Simply building larger batteries won’t cut it. But fast-charging infrastructure isn’t quite extensive enough, and quick-charging supercapacitors aren’t ready for full-scale production. But Nikola Motors has extensive experience with another battery alternative: hydrogen fuel cells. The company’s hydrogen-powered semi-trucks are already up and running. And now, Nikola Motors has made an electric truck with the tech.
The Nikola Motors Badger truck
The Nikola Motors Badger electric truck actually uses a combination of batteries and hydrogen fuel cells. It’s claimed to be able to run on either hydrogen or battery-power alone if the driver doesn’t have access to a charge point or hydrogen station. The battery-only range is a claimed 300 miles. But, for those who have both, Nikola claims the Badger can go for up to 600 miles, even in temperatures as low as -20°F. And, presumably, to improve access to the latter, Nikola Motors also announced it would be building 700 hydrogen stations across the US.
Nikola Motors claims the Badger will deliver 906 hp and 980 lb-ft. And unlike the Hummer, that’s motor torque, not wheel torque. Nikola also claims the Badger will seat up to 5 and have a towing capacity of over 8000 pounds. Perhaps to alleviate electric truck towing concerns, the Badger will allegedly be able to climb 50% grades without motor stall or launch up a 30% grade while fully-loaded.

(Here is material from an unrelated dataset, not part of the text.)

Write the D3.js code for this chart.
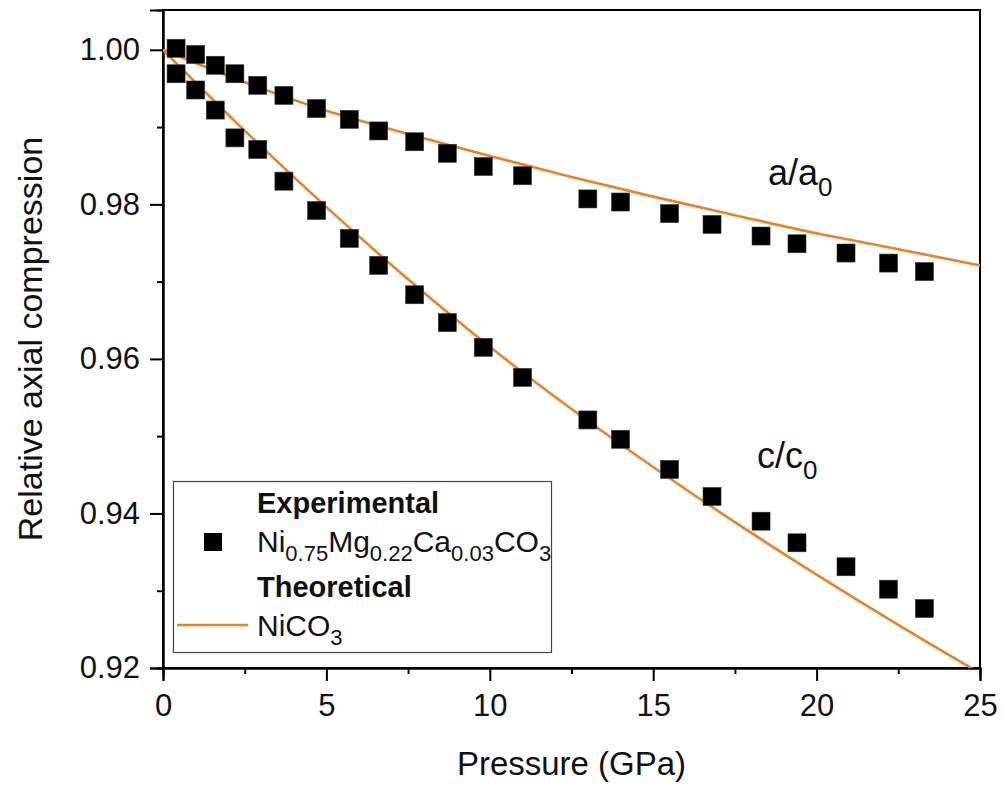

It will also come with a 15-kW power outlet that can assist at a construction site for 12 hours, according to The Drive.
To help develop the Badger, Nikola Motors has enlisted the help of Dave Sparks, aka “Heavy D” from the Diesel Brothers. In addition, Nikola announced its electric truck “will be built in conjunction with another OEM utilizing their certified parts and manufacturing facilities.”
The exact OEM has not been revealed, although Autoweek pointed out Nikola has licensed its technology to OEMs before. InsideEVs named FCA as the likeliest candidate, as it is partially-controlled by a holding company, Exor, that also controls IVECO, an Italian company that’s building Nikola’s electric Tre semi-truck.

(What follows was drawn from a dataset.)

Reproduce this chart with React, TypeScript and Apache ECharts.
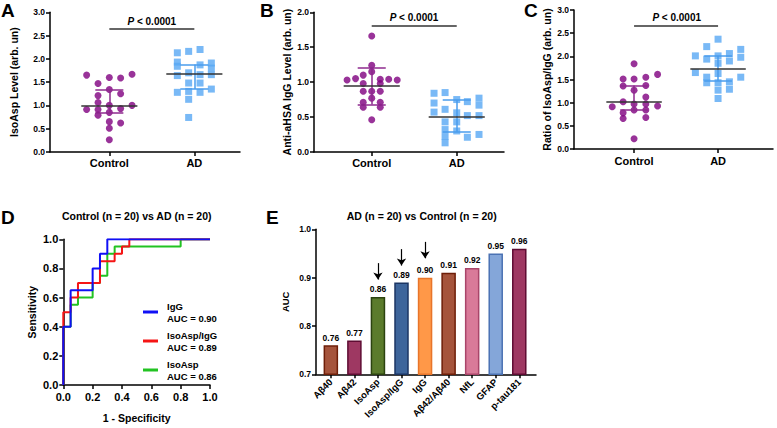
import React, { useEffect, useRef } from "react";
import * as echarts from "echarts";

const FONT = "'Liberation Sans', Arial, Helvetica, sans-serif";
const PURPLE = "#800080";
const PURPLE_BAR = "#8E2A8E";
const BLUE = "#58A8F4";
const BLUE_BAR = "#4A9CEC";
const MED = "#333333";

const groups = ["Control", "AD"];

// ---------- Panel A : IsoAsp level ----------
const aCtrlY = [1.65, 0.91, 1.47, 1.21, 1.06, 0.91, 0.79, 1.60, 1.34, 1.00, 0.85, 0.65, 0.51, 0.26, 1.59, 1.25, 0.93, 0.62, 1.67, 1.00];
const aCtrlX = [-0.267, -0.267, -0.133, -0.133, -0.133, -0.133, -0.133, 0, 0, 0, 0, 0, 0, 0, 0.133, 0.133, 0.133, 0.133, 0.267, 0.267];
const aAdY = [2.13, 1.93, 1.84, 1.64, 1.28, 2.16, 1.70, 1.48, 1.30, 1.13, 0.74, 2.20, 1.87, 1.66, 1.48, 1.28, 1.91, 1.80, 1.66, 1.35];
const aAdX = [-0.2, -0.2, -0.2, -0.2, -0.2, -0.067, -0.067, -0.067, -0.067, -0.067, -0.067, 0.067, 0.067, 0.067, 0.067, 0.067, 0.2, 0.2, 0.2, 0.2];
const aMedian = [1.0, 1.68];
const aQ1 = [0.84, 1.35];
const aQ3 = [1.33, 1.88];

// ---------- Panel B : anti-aHSA IgG ----------
const bCtrlY = [1.66, 1.24, 1.15, 1.10, 1.03, 1.05, 1.04, 1.04, 1.03, 0.98, 0.98, 0.87, 0.87, 0.87, 0.77, 0.71, 0.71, 0.64, 0.64, 0.46];
const bCtrlX = [0, 0, 0, -0.1, -0.29, -0.19, 0.1, 0.2, 0.3, -0.1, 0.1, -0.1, 0, 0.1, 0, -0.1, 0.1, -0.1, 0.1, 0];
const bAdY = [0.84, 0.85, 0.70, 0.75, 0.72, 0.77, 0.67, 0.57, 0.61, 0.56, 0.52, 0.52, 0.43, 0.43, 0.32, 0.30, 0.22, 0.21, 0.25, 0.13];
const bAdX = [-0.267, -0.137, -0.267, 0, 0.125, 0.262, 0.262, -0.267, -0.137, 0, 0.125, 0.262, -0.137, 0, -0.137, 0, -0.137, 0.125, 0.262, -0.137];
const bMedian = [0.95, 0.51];
const bQ1 = [0.68, 0.29];
const bQ3 = [1.21, 0.74];

// ---------- Panel C : ratio IsoAsp/IgG ----------
const cCtrlY = [1.84, 1.51, 1.51, 1.55, 1.61, 1.36, 1.37, 1.27, 1.12, 1.02, 0.97, 0.91, 0.97, 0.93, 0.78, 0.84, 0.84, 0.66, 0.68, 0.22];
const cCtrlX = [0, -0.13, 0, 0.14, 0.28, -0.13, 0.14, 0, 0.14, -0.13, 0, -0.26, 0.14, 0.28, -0.13, 0, 0.14, -0.13, 0.14, 0];
const cAdY = [2.37, 2.21, 2.01, 1.94, 2.01, 2.06, 2.15, 1.85, 1.90, 1.98, 1.65, 1.55, 1.63, 1.55, 1.43, 1.43, 1.45, 1.29, 1.27, 1.09];
const cAdX = [0, -0.135, -0.27, -0.135, 0, 0.135, 0.27, 0, 0.135, 0.27, -0.27, -0.135, 0, 0.27, -0.135, 0, 0.135, 0.135, 0, 0];
const cMedian = [1.01, 1.74];
const cQ1 = [0.84, 1.47];
const cQ3 = [1.37, 2.01];

// ---------- Panel D : ROC curves ----------
const rocNames = ["IgG", "IsoAsp/IgG", "IsoAsp"];
const rocAuc = ["0.90", "0.89", "0.86"];
const rocColors = ["#1010F5", "#F51515", "#22C322"];
const iggFpr = [0, 0, 0.05, 0.05, 0.2, 0.2, 0.25, 0.25, 0.3, 0.3, 1];
const iggTpr = [0, 0.4, 0.4, 0.65, 0.65, 0.8, 0.8, 0.9, 0.9, 1, 1];
const ratioFpr = [0, 0, 0.05, 0.05, 0.1, 0.1, 0.25, 0.25, 0.35, 0.35, 0.4, 0.4, 0.45, 0.45, 1];
const ratioTpr = [0, 0.5, 0.5, 0.6, 0.6, 0.7, 0.7, 0.85, 0.85, 0.9, 0.9, 0.95, 0.95, 1, 1];
const isoFpr = [0, 0, 0.05, 0.05, 0.1, 0.1, 0.2, 0.2, 0.25, 0.25, 0.3, 0.3, 0.35, 0.35, 0.8, 0.8, 1];
const isoTpr = [0, 0.4, 0.4, 0.55, 0.55, 0.6, 0.6, 0.7, 0.7, 0.75, 0.75, 0.9, 0.9, 0.95, 0.95, 1, 1];

// ---------- Panel E : AUC bars ----------
const eCats = ["Aβ40", "Aβ42", "IsoAsp", "IsoAsp/IgG", "IgG", "Aβ42/Aβ40", "NfL", "GFAP", "p-tau181"];
const eAuc = [0.76, 0.77, 0.86, 0.89, 0.90, 0.91, 0.92, 0.95, 0.96];
const eFill = ["#A5543C", "#9E3862", "#5B7B2C", "#3E659B", "#FF9848", "#A5543C", "#D97A99", "#84A6D9", "#9E3862"];
const eBorder = ["#6E1E08", "#5E0C32", "#2C4310", "#1C3664", "#E8752A", "#6E1E08", "#A9456A", "#4B72B3", "#5E0C32"];
const arrowCat = [2, 3, 4];
const arrowTop = [0.930, 0.959, 0.974];
const arrowEnd = [0.896, 0.925, 0.940];

const seg = (x1: number, y1: number, x2: number, y2: number, color: string, w = 1.5) => [
  { coord: [x1, y1], lineStyle: { color, width: w, type: "solid" } },
  { coord: [x2, y2] },
];

const axisLineStyle = { show: true, onZero: false, lineStyle: { color: "#000", width: 1.5 } };
const tickStyle = { show: true, length: 4, lineStyle: { color: "#000", width: 1.5 } };

type Panel = {
  left: number; top: number; width: number; height: number;
  xmin: number; xmax: number; ymax: number; yName: string; nameGap: number;
  ctrlX: number[]; ctrlY: number[]; adX: number[]; adY: number[];
  med: number[]; q1: number[]; q3: number[]; sigY: number;
};

function scatterPanel(k: number, p: Panel) {
  const grid = { left: p.left, top: p.top, width: p.width, height: p.height };
  const xAxis = {
    gridIndex: k, type: "value", min: p.xmin, max: p.xmax,
    axisLine: axisLineStyle,
    axisTick: { ...tickStyle, customValues: [1, 2] },
    splitLine: { show: false },
    axisLabel: {
      customValues: [1, 2], formatter: (v: number) => groups[Math.round(v) - 1],
      fontSize: 11, fontWeight: "bold", color: "#000", fontFamily: FONT, margin: 6,
    },
  };
  const yAxis = {
    gridIndex: k, type: "value", min: 0, max: p.ymax, interval: 0.5,
    axisLine: axisLineStyle, axisTick: tickStyle, splitLine: { show: false },
    axisLabel: { formatter: (v: number) => v.toFixed(1), fontSize: 8.5, fontWeight: "bold", color: "#000", fontFamily: FONT, margin: 5 },
    name: p.yName, nameLocation: "middle", nameGap: p.nameGap,
    nameTextStyle: { fontSize: 10.5, fontWeight: "bold", color: "#000", fontFamily: FONT },
  };
  const ml = (data: any[]) => ({ silent: true, symbol: ["none", "none"], label: { show: false }, emphasis: { disabled: true }, animation: false, data });
  const cap = 0.165, mw = 0.33;
  const series = [
    {
      type: "scatter", xAxisIndex: k, yAxisIndex: k, symbol: "circle", symbolSize: 7,
      itemStyle: { color: PURPLE }, emphasis: { disabled: true },
      data: p.ctrlY.map((v, i) => [1 + p.ctrlX[i], v]),
      markLine: ml([
        seg(1 - cap, p.q3[0], 1 + cap, p.q3[0], PURPLE_BAR),
        seg(1, p.q1[0], 1, p.q3[0], PURPLE_BAR),
        seg(1 - cap, p.q1[0], 1 + cap, p.q1[0], PURPLE_BAR),
        seg(1 - mw, p.med[0], 1 + mw, p.med[0], MED),
        seg(1, p.sigY, 2, p.sigY, MED),
      ]),
    },
    {
      type: "scatter", xAxisIndex: k, yAxisIndex: k, symbol: "rect", symbolSize: 7,
      itemStyle: { color: BLUE }, emphasis: { disabled: true },
      data: p.adY.map((v, i) => [2 + p.adX[i], v]),
      markLine: ml([
        seg(2 - cap, p.q3[1], 2 + cap, p.q3[1], BLUE_BAR),
        seg(2, p.q1[1], 2, p.q3[1], BLUE_BAR),
        seg(2 - cap, p.q1[1], 2 + cap, p.q1[1], BLUE_BAR),
        seg(2 - mw, p.med[1], 2 + mw, p.med[1], MED),
      ]),
    },
  ];
  return { grid, xAxis, yAxis, series };
}

function buildOption() {
  const A = scatterPanel(0, {
    left: 50, top: 12.3, width: 190, height: 139.6, xmin: 0.302, xmax: 2.537, ymax: 3,
    yName: "IsoAsp Level (arb. un)", nameGap: 31,
    ctrlX: aCtrlX, ctrlY: aCtrlY, adX: aAdX, adY: aAdY, med: aMedian, q1: aQ1, q3: aQ3, sigY: 2.64,
  });
  const B = scatterPanel(1, {
    left: 314, top: 12.3, width: 190, height: 139.6, xmin: 0.321, xmax: 2.556, ymax: 2,
    yName: "Anti-aHSA IgG Level (arb. un)", nameGap: 22,
    ctrlX: bCtrlX, ctrlY: bCtrlY, adX: bAdX, adY: bAdY, med: bMedian, q1: bQ1, q3: bQ3, sigY: 1.813,
  });
  const C = scatterPanel(2, {
    left: 574, top: 10, width: 199, height: 139, xmin: 0.285, xmax: 2.654, ymax: 3,
    yName: "Ratio of IsoAsp/IgG (arb. un)", nameGap: 22,
    ctrlX: cCtrlX, ctrlY: cCtrlY, adX: cAdX, adY: cAdY, med: cMedian, q1: cQ1, q3: cQ3, sigY: 2.67,
  });

  const rocX = [iggFpr, ratioFpr, isoFpr];
  const rocY = [iggTpr, ratioTpr, isoTpr];
  const rocSeries = [2, 1, 0].map((i) => ({
    type: "line", name: rocNames[i], xAxisIndex: 3, yAxisIndex: 3, showSymbol: false, symbol: "none",
    lineStyle: { color: rocColors[i], width: 2 }, itemStyle: { color: rocColors[i] },
    emphasis: { disabled: true }, z: 3 + (2 - i),
    data: rocX[i].map((x, j) => [x, rocY[i][j]]),
  }));

  const textStyle = (size: number) => ({ fontSize: size, fontWeight: "bold", color: "#000", fontFamily: FONT });

  const barSeries = {
    type: "bar", xAxisIndex: 4, yAxisIndex: 4, barWidth: 14.5, clip: true,
    emphasis: { disabled: true },
    data: eAuc.map((v, i) => ({ value: [i, v], itemStyle: { color: eFill[i], borderColor: eBorder[i], borderWidth: 1.5 } })),
    label: { show: true, position: "top", distance: 3, formatter: (p: any) => p.value[1].toFixed(2), ...textStyle(8.5) },
    markLine: {
      silent: true, symbol: ["none", "arrow"], symbolSize: 7, label: { show: false }, emphasis: { disabled: true },
      data: arrowCat.map((c, i) => [
        { coord: [c, arrowTop[i]], lineStyle: { color: "#000", width: 1.2, type: "solid" }, itemStyle: { color: "#000" } },
        { coord: [c, arrowEnd[i]] },
      ]),
    },
  };

  const letter = (t: string, x: number, y: number) => ({
    type: "text", x, y, style: { text: t, fill: "#000", font: `bold 19px ${FONT}`, align: "left", verticalAlign: "top" },
  });
  const ptext = (x: number, y: number) => ({
    type: "text", x, y,
    style: {
      text: "{i|P} < 0.0001", fill: "#000", font: `bold 10px ${FONT}`, align: "center", verticalAlign: "middle",
      rich: { i: { fontStyle: "italic", fontWeight: "bold", fontSize: 10, fontFamily: FONT } },
    },
  });
  const title = (t: string, x: number, y: number) => ({
    type: "text", x, y, style: { text: t, fill: "#000", font: `bold 10.5px ${FONT}`, align: "center", verticalAlign: "middle" },
  });

  return {
    animation: false,
    backgroundColor: "#fff",
    textStyle: { fontFamily: FONT },
    grid: [A.grid, B.grid, C.grid,
      { left: 63.3, top: 239.3, width: 146.7, height: 145.7 },
      { left: 316, top: 229.3, width: 220, height: 145 }],
    xAxis: [A.xAxis, B.xAxis, C.xAxis,
      {
        gridIndex: 3, type: "value", min: 0, max: 1, interval: 0.2,
        axisLine: axisLineStyle, axisTick: tickStyle, splitLine: { show: false },
        axisLabel: { formatter: (v: number) => v.toFixed(1), ...textStyle(11), margin: 6 },
        name: "1 - Specificity", nameLocation: "middle", nameGap: 27, nameTextStyle: textStyle(10.5),
      },
      {
        gridIndex: 4, type: "value", min: -0.63, max: 8.71,
        axisLine: axisLineStyle, axisTick: { ...tickStyle, customValues: [0, 1, 2, 3, 4, 5, 6, 7, 8] }, splitLine: { show: false },
        axisLabel: { customValues: [0, 1, 2, 3, 4, 5, 6, 7, 8], formatter: (v: number) => eCats[Math.round(v)], rotate: 45, ...textStyle(9.5), margin: 6 },
      },
    ],
    yAxis: [A.yAxis, B.yAxis, C.yAxis,
      {
        gridIndex: 3, type: "value", min: 0, max: 1, interval: 0.2,
        axisLine: axisLineStyle, axisTick: tickStyle, splitLine: { show: false },
        axisLabel: { formatter: (v: number) => v.toFixed(1), ...textStyle(11), margin: 5 },
        name: "Sensitivity", nameLocation: "middle", nameGap: 26, nameTextStyle: textStyle(10.5),
      },
      {
        gridIndex: 4, type: "value", min: 0.7, max: 1.0, interval: 0.1,
        axisLine: axisLineStyle, axisTick: tickStyle, splitLine: { show: false },
        axisLabel: { formatter: (v: number) => v.toFixed(1), ...textStyle(8.5), margin: 5 },
        name: "AUC", nameLocation: "middle", nameGap: 26, nameTextStyle: textStyle(9.5),
      },
    ],
    legend: {
      orient: "vertical", left: 138, top: 295, itemWidth: 15, itemHeight: 3, itemGap: 5, icon: "rect",
      data: rocNames, selectedMode: false,
      formatter: (name: string) => `${name}\nAUC = ${rocAuc[rocNames.indexOf(name)]}`,
      textStyle: { ...textStyle(9.5), lineHeight: 12, padding: [0, 0, 0, 4] },
    },
    series: [...A.series, ...B.series, ...C.series, ...rocSeries, barSeries],
    graphic: [
      letter("A", 1, 1), letter("B", 260, 1), letter("C", 524, 1), letter("D", 1, 208), letter("E", 266, 208),
      ptext(151.8, 21), ptext(414, 17.3), ptext(676.7, 17.3),
      title("Control (n = 20) vs AD (n = 20)", 136.7, 216),
      title("AD (n = 20) vs Control (n = 20)", 421.7, 216),
    ],
  };
}

export default function App() {
  const ref = useRef<HTMLDivElement>(null);
  useEffect(() => {
    if (!ref.current) return;
    const chart = echarts.init(ref.current, undefined, { renderer: "svg" });
    chart.setOption(buildOption() as any);
    return () => chart.dispose();
  }, []);
  return <div ref={ref} style={{ width: 777, height: 428, position: "absolute", left: 0, top: 0 }} />;
}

Nikola Motors truck vs. the competition
A 600-mile range is more than any other announced electric truck offers. The most-expensive tri-motor Tesla Cybertruck tops out at 500 miles. The 180-kWh Rivian R1T can go up to 400, and the Bollinger B2 can only go 200. GM has not released the electric Hummer’s range.
In terms of speed, the Badger also appears to be fairly competitive. Nikola claims it will be able to do 0-60 in 2.9 seconds. That matches the tri-motor Cybertruck and slightly edges out the R1T’s time of 3 seconds. The Badger blitzes the B2, which has a 0-60 time of 4.5 seconds. However, Nikola has not announced the Badger’s predicted top speed, although it will have four-wheel drive.
Also, these claims, just like Ford’s electric F-150’s towing demo, matter little until it’s actually built.
Is the Badger worth considering?
As of this writing, Nikola Motors has not released pricing or availability information on the Badger electric truck. The truck is expected to make an appearance at Nikola World 2020 in Phoenix, though. But until we know more, it’s difficult to determine how the Badger stacks up to the competition.
Unfortunately, that’s a statement that we have to level against basically every single announced electric truck. Bar the Ecotuned F-150, production electric trucks are still at least 1-2 years away. Jay Leno may have been spotted driving a Cybertruck, but it’s not known if that was an actual production car or a prototype. The cheapest Cybertruck’s already been delayed. Rivian’s R1T has been seen on the road, but no journalist has driven one. Ditto the B2.
Still, seeing a full-scale production hydrogen-electric truck is incredibly exciting. It might actually help make hydrogen powertrains and infrastructure financially-feasible, which could have huge impacts on the EV market and air pollution. If Nikola Motors can follow through—which, based on their semi-truck business, seems a realistic assumption—the Badger might be the start of something big.